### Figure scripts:
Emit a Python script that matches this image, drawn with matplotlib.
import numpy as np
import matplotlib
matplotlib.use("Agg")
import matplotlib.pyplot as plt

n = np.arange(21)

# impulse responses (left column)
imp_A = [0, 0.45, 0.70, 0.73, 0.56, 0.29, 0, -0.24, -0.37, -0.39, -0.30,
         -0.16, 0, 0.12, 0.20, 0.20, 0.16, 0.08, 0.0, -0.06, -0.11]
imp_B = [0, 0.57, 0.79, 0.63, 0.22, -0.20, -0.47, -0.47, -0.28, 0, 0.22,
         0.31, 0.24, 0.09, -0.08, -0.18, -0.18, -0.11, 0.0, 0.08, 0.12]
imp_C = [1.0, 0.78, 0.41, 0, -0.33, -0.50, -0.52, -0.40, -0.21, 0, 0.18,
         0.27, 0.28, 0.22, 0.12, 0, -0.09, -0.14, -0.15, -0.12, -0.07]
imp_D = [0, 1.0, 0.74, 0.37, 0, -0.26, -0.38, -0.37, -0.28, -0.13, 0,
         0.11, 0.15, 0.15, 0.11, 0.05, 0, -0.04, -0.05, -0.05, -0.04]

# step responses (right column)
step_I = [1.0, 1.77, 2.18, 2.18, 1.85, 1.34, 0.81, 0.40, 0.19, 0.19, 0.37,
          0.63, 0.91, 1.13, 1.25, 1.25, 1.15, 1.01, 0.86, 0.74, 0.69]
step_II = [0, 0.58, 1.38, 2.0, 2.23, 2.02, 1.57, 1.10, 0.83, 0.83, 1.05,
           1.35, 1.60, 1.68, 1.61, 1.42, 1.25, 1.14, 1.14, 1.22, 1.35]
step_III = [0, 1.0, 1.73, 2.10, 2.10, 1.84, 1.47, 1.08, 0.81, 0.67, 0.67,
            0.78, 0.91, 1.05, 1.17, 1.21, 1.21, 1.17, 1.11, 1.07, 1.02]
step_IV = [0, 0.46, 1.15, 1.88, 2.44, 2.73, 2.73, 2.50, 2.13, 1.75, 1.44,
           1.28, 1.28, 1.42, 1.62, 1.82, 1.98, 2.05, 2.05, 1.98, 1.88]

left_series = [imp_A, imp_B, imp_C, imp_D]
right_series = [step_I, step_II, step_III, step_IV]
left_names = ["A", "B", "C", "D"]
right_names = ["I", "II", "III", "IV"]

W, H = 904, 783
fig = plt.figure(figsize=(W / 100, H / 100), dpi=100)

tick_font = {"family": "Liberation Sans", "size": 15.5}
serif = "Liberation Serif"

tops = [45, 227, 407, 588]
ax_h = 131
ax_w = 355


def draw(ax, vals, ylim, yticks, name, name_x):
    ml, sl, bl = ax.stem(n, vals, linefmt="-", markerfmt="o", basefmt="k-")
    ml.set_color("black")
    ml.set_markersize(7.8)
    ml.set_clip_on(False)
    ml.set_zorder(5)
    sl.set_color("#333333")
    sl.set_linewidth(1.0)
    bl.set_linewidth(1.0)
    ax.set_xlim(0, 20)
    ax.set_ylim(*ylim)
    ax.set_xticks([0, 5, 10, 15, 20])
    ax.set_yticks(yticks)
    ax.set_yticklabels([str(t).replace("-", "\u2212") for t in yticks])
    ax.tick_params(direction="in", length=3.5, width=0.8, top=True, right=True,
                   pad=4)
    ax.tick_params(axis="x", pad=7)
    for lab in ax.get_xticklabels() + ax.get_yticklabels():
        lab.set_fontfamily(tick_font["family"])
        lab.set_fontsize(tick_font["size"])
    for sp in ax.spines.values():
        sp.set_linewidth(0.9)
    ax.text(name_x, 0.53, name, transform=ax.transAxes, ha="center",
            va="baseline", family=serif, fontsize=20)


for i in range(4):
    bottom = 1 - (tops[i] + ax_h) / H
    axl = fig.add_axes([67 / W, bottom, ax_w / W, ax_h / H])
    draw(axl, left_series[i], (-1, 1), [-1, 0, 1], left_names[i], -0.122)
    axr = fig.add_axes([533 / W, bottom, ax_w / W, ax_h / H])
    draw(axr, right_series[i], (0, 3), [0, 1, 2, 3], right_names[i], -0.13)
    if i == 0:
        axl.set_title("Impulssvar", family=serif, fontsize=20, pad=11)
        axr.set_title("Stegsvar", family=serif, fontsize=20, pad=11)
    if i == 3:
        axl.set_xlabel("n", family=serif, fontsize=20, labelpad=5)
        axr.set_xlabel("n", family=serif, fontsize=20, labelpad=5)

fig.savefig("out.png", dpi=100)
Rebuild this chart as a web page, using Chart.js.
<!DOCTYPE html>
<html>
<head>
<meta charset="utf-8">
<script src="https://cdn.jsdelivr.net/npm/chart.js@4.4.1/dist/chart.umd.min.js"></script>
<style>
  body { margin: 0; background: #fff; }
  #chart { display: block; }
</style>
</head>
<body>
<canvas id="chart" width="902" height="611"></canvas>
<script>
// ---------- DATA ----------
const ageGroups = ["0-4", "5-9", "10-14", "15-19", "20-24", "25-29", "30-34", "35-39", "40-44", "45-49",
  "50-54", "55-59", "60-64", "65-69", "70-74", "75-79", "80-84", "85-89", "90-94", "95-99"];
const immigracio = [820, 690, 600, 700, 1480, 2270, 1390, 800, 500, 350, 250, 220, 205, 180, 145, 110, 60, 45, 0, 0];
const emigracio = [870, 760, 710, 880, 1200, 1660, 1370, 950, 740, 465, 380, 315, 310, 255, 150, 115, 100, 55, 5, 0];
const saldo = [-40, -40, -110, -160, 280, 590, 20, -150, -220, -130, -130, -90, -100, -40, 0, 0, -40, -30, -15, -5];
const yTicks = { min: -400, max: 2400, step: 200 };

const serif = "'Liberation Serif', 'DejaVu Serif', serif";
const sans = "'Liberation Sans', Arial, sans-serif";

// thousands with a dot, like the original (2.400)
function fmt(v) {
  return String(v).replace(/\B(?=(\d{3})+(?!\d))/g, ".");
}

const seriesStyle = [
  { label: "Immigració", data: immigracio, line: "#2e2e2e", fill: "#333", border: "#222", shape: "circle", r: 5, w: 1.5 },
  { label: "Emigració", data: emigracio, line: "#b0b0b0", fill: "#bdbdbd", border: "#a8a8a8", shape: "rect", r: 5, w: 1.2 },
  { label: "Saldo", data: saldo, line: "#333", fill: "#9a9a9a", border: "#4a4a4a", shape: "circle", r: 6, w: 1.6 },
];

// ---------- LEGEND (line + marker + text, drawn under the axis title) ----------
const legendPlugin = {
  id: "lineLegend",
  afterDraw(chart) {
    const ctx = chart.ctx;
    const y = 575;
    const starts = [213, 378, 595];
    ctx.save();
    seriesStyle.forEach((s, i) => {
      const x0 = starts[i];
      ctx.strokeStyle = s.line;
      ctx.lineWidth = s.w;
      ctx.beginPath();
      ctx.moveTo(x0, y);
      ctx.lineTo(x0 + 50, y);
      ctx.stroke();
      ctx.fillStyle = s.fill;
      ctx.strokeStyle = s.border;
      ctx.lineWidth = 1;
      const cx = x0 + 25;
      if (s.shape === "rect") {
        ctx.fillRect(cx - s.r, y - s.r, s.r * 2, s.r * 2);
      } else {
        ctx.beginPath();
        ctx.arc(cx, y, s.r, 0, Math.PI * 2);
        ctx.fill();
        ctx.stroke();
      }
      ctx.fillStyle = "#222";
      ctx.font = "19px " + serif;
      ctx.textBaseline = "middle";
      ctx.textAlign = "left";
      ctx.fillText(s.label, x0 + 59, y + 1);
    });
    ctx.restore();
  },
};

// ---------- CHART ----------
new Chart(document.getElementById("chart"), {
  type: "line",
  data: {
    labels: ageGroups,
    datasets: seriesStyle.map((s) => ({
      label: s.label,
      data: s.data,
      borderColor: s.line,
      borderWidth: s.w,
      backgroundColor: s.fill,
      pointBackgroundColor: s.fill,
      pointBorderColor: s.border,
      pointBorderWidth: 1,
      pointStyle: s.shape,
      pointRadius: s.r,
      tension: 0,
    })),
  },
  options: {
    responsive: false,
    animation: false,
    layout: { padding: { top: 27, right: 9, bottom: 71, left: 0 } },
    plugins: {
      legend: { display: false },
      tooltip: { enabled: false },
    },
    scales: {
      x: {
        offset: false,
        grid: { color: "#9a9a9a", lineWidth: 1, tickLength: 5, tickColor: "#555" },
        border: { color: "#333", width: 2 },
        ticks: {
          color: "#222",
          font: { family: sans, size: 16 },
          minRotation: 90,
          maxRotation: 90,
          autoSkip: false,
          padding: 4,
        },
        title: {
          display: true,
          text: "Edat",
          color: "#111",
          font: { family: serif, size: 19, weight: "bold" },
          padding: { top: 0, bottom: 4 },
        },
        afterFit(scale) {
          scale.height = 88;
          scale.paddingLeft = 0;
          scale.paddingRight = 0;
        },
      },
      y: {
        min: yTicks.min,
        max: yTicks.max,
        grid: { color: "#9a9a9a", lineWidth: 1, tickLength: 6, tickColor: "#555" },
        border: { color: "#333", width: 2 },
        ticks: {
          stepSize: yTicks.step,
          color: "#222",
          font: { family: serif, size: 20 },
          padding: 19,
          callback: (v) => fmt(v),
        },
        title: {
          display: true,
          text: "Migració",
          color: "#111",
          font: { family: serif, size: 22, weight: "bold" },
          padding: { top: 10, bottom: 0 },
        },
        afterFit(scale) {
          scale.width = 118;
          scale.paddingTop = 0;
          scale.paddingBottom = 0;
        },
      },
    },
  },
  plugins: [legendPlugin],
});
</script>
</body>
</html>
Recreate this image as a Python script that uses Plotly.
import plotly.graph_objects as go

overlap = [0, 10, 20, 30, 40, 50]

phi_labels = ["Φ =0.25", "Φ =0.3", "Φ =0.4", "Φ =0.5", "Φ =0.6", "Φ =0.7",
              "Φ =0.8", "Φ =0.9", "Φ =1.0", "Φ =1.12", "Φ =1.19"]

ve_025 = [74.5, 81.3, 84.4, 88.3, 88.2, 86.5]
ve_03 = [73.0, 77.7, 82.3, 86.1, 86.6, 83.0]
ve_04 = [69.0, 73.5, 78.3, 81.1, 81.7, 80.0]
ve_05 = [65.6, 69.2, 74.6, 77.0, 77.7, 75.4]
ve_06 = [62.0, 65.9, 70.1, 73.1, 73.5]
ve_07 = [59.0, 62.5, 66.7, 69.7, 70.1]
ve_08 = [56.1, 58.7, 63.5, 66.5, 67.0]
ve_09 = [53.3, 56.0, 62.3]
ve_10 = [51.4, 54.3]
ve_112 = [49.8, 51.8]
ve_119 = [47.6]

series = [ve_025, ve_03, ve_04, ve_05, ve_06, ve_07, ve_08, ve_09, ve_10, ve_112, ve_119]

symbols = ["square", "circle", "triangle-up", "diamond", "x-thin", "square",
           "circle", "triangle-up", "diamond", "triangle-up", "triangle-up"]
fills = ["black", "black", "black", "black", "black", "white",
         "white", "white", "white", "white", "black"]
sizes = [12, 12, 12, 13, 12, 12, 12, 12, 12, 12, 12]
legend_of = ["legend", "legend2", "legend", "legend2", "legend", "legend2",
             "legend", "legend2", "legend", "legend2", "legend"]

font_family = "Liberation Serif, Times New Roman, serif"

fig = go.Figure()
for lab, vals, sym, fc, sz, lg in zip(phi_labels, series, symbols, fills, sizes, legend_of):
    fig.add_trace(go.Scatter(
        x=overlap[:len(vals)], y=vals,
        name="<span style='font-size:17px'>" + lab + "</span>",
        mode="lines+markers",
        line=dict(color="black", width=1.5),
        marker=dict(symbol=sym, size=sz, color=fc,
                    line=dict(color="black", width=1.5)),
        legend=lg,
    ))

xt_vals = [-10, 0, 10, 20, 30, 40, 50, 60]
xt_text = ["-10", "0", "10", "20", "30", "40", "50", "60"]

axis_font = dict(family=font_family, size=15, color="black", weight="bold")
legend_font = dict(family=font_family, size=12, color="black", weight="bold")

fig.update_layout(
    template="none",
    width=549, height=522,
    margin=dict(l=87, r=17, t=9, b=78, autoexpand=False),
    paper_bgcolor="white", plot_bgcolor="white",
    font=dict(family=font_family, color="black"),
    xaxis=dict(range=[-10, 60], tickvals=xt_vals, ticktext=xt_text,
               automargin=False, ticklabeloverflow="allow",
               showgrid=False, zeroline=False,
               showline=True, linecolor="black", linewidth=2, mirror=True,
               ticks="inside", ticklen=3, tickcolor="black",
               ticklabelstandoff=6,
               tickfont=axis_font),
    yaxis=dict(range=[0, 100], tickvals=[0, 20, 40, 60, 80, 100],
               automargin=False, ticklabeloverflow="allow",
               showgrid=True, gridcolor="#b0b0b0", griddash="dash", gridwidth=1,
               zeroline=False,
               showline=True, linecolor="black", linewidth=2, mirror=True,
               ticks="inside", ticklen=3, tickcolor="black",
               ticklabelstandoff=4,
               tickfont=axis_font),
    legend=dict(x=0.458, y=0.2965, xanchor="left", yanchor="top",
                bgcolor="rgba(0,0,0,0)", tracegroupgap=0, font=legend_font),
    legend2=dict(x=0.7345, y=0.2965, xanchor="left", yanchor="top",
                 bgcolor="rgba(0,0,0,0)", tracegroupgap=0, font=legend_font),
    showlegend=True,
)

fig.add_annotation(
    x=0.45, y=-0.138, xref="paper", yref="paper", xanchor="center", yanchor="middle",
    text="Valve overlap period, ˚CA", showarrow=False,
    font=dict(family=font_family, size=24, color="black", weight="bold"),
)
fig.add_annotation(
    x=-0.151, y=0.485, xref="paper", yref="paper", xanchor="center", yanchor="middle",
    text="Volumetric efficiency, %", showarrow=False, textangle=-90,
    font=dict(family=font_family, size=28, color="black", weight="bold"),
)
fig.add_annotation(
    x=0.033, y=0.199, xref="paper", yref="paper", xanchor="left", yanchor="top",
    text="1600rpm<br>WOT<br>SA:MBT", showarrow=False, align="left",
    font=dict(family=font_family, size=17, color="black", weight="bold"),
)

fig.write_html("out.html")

### Task goal:
From the data above, copy each line that has the string "image".

### Solution to this exercise:
Emit a Python script that matches this image, drawn with matplotlib.
Recreate this image as a Python script that uses Plotly.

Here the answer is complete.